Recognition of foreign proceedings
Under what circumstances will the courts in your jurisdiction recognise the validity of foreign insolvency proceedings?
On application by a foreign representative (defined as a trustee, liquidator or other official appointed for the purposes of a foreign bankruptcy proceeding), the court can make orders ancillary to the foreign bankruptcy proceedings to:
- recognise the foreign representative’s right to act in the Cayman Islands on behalf, or in the name, of the debtor;
- grant a stay of proceedings or the enforcement of a judgment against the debtor;
- require certain persons with information concerning the debtor’s business or affairs to be examined by, and produce documents to, the foreign representative; or
- order the turnover of the debtor’s property to the foreign representative.
Winding up foreign companies
What is the extent of the courts’ powers to order the winding up of foreign companies doing business in your jurisdiction?
The court can wind up a foreign company if it:
- has property in the Cayman Islands;
- is carrying on business in the Cayman Islands;
- is the general partner of a limited partnership; or
- is a registered foreign company under Part IX of the Companies Law.
Centre of main interests
How is the centre of main interests determined in your jurisdiction?

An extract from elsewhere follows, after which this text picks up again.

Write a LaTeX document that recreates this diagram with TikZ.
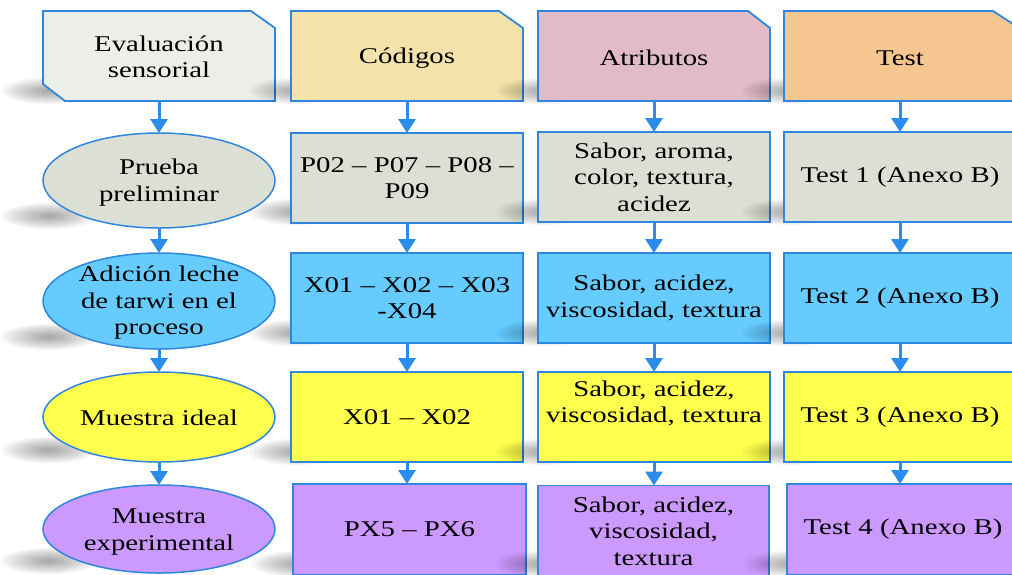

What is the general approach of the courts in your jurisdiction to cooperating with foreign courts in managing cross-border insolvencies?
It is common for international bankruptcies and liquidations to involve the Cayman Islands and other jurisdictions. In such cases, the Cayman Islands courts adopt a flexible and cooperative approach to ensure the most effective winding up of the company’s affairs and protection of the interests of its creditors, wherever these are situated.
Further, Cayman Islands officeholders must consider whether it is appropriate to enter into an international protocol with any foreign officeholder. An international protocol may facilitate the orderly administration of the estate of a company in liquidation, avoid duplication of work and avoid the possibility of conflict between the official liquidator and the foreign officeholder.